Para obter projeções mais seguras, os analistas usam o índice de liquidez corrente, que mostra a capacidade da empresa de, no horizonte de um ano, gerar recursos para cobrir o que tem a pagar.
No caso dos bancos, o índice ideal é 1. A Nossa Caixa apresentou índice de 0,39 em junho. Esse índice poderia até não ser baixo, se as captações via poupança fossem utilizadas para financiar uma quantidade muito grande de mutuários, com suficiente garantia.
O problema principal é que o grosso dos recursos (quase sete vezes o patrimônio da Nossa Caixa) está concentrado num grande devedor -o Estado, que é o dono do banco- e em prefeituras.
Cano do controlador
"A Nossa Caixa e o Banespa têm o mesmo tipo de problema: o acionista majoritário, o governo do Estado, se vale dos serviços do banco e não paga na data oportuna", diz Carlos Daniel Coradi, presidente da EFC Engenheiros Financeiros & Consultores.
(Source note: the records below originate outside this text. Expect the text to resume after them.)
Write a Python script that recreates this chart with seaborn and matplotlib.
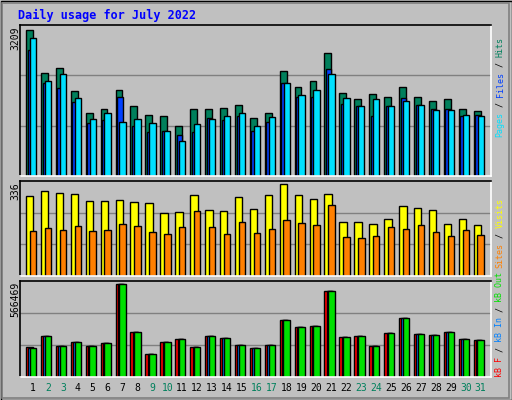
import numpy as np
import pandas as pd
import matplotlib
matplotlib.use("Agg")
import matplotlib.pyplot as plt
import seaborn as sns
from matplotlib.patches import Rectangle

days = np.arange(1, 32)
hits = [3208,2267,2377,1874,1371,1480,1895,1545,1327,1305,1086,1480,1480,1502,1567,1261,1392,2311,1961,2092,2705,1830,1699,1808,1742,1961,1742,1655,1699,1480,1436]
files = [2756,2048,1939,1633,1152,1217,1742,1086,955,977,889,955,1261,1217,1305,977,1174,2048,1742,1742,2355,1589,1524,1305,1545,1720,1567,1480,1480,1305,1327]
pages = [3033,2092,2245,1720,1239,1371,1174,1239,1152,977,758,1130,1239,1305,1392,1086,1283,2048,1786,1895,2245,1720,1524,1699,1545,1655,1567,1458,1458,1327,1305]
visits = [292,311,303,300,274,274,278,270,267,230,234,296,241,238,289,245,296,336,296,281,300,197,197,190,208,256,248,241,190,208,186]
sites = [164,175,168,183,164,168,190,183,161,153,179,238,179,153,197,157,172,205,194,186,259,143,139,146,179,172,186,161,146,168,150]
kb_out = [176558,250466,188876,213512,188876,207353,566469,275102,139604,213512,231989,182717,250466,238148,195035,176558,195035,349010,305897,312056,521462,244307,250466,188876,268943,361328,262784,256625,275102,231989,225830]
kb_f = [182717,250466,188876,213512,188876,207353,566469,275102,139604,213512,231989,182717,250466,238148,195035,176558,195035,349010,305897,312056,521462,244307,250466,188876,268943,361328,262784,256625,275102,231989,225830]
kb_in = kb_out
weekend = {2,3,9,10,16,17,23,24,30,31}

sns.set_style("white")
BG = "#c0c0c0"
fig = plt.figure(figsize=(5.12, 4.0), dpi=100, facecolor=BG)
W, H = 512, 400
mono = "DejaVu Sans Mono"

def axes_px(top, bottom):
    return fig.add_axes([20/W, (H-bottom)/H, 471/W, (bottom-top)/H])

axT = axes_px(25, 176)
axM = axes_px(181, 276)
axB = axes_px(281, 377)

def bars(ax, off, vals, w, color):
    sns.barplot(x=days + off, y=vals, native_scale=True, width=w, color=color,
                saturation=1, edgecolor="black", linewidth=1, ax=ax)

def style(ax, ymax):
    ax.set_facecolor(BG)
    ax.set_ylim(0, ymax)
    ax.set_xlim(1 - 0.87, 31 + 0.69)
    for f in (1/3, 2/3):
        ax.axhline(ymax*f, color="#808080", lw=1, zorder=0)
    ax.set_yticks([]); ax.set_ylabel(""); ax.set_xlabel("")
    for s in ("left", "top"):
        ax.spines[s].set_color("black")
    for s in ("right", "bottom"):
        ax.spines[s].set_color("white")
    for s in ax.spines.values():
        s.set_linewidth(1.2)
    ax.set_axisbelow(True)

bars(axT, -0.24, hits, 0.46, "#00805c")
bars(axT, -0.18, files, 0.36, "#0040ff")
bars(axT, 0.0, pages, 0.42, "#00e0ff")
style(axT, 3311)
axT.set_xticks([])

bars(axM, -0.22, visits, 0.5, "#ffff00")
bars(axM, 0.0, sites, 0.43, "#ff8000")
style(axM, 347)
axM.set_xticks([])

bars(axB, -0.22, kb_f, 0.5, "#ff0000")
bars(axB, -0.12, kb_in, 0.38, "#0080ff")
bars(axB, 0.0, kb_out, 0.43, "#00e000")
style(axB, 585000)
axB.set_xticks(days)
axB.set_xticklabels([str(d) for d in days], family=mono, fontsize=7)
axB.tick_params(axis="x", length=0, pad=4)
for lab, d in zip(axB.get_xticklabels(), days):
    lab.set_color("#00805c" if d in weekend else "black")

fig.text(18/W, 1-15/H, "Daily usage for July 2022", family=mono, weight="bold",
         fontsize=8.5, color="#0000ff", va="center", ha="left")

for y, t in ((26, "3209"), (182, "336"), (282, "566469")):
    fig.text(15.5/W, 1-y/H, t, family=mono, fontsize=7, rotation=90,
             ha="center", va="top", color="black")

FS = 6.0
cw = 0.602*FS*100/72
def vlabel(y_bottom, parts):
    y = y_bottom
    for txt, col in parts:
        fig.text(500/W, 1-y/H, txt, family=mono, fontsize=FS, rotation=90,
                 ha="center", va="bottom", color=col)
        y -= cw*len(txt)

vlabel(137, [("Pages", "#00e0ff"), (" / ", "#000000"), ("Files", "#0040ff"),
             (" / ", "#000000"), ("Hits", "#00805c")])
vlabel(268, [("Sites", "#ff8000"), (" / ", "#000000"), ("Visits", "#ffff00")])
vlabel(377, [("kB F", "#ff0000"), (" / ", "#000000"), ("kB In", "#0080ff"),
             (" / ", "#000000"), ("kB Out", "#00e000")])

fig.patches.append(Rectangle((0.5/W, 0.5/H), 1-1/W, 1-1/H, transform=fig.transFigure,
                             fill=False, edgecolor="black", lw=1))
fig.patches.append(Rectangle((2/W, 2/H), 1-5/W, 1-5/H, transform=fig.transFigure,
                             fill=False, edgecolor="#808080", lw=1.2))

fig.savefig("out.png", dpi=100, facecolor=BG)
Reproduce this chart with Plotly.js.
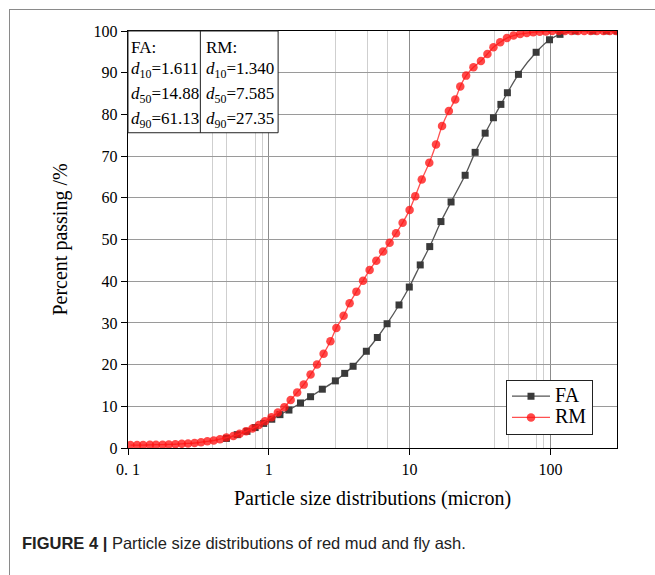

O problema crônico da Nossa Caixa, segundo Coradi, é a liquidez corrente baixa. Há anos, a Caixa enfrenta o descompasso entre os depósitos da poupança e as aplicações -principalmente empréstimos do banco ao setor público.
O item "financiamento imobiliário" (aquisição de casa própria pelo Sistema Financeiro da Habitação), registra operações de crédito de R$ 1,3 bilhão.
Sem comentários
A Nossa Caixa atribui a perda de liquidez à renegociação da dívida do Estado (o que teria criado um descasamento entre o que tem a receber e a pagar no curto prazo).
No final de 1994, a dívida do Estado foi repactuada, para pagamento em 240 meses. Vem sendo paga em dia, segundo a instituição. A Nossa Caixa considera que a baixa liquidez só seria um problema se houvesse uma corrida de saques, o que não é previsto.
Procurada pela Folha, a Nossa Caixa não se manifestou sobre as críticas à proposta de incorporação do Banespa. Novamente procurada para comentar os critérios questionados do balanço, sua assessoria informou que o balanço foi aprovado pelos auditores e pelos conselhos fiscal e de administração, sem restrições.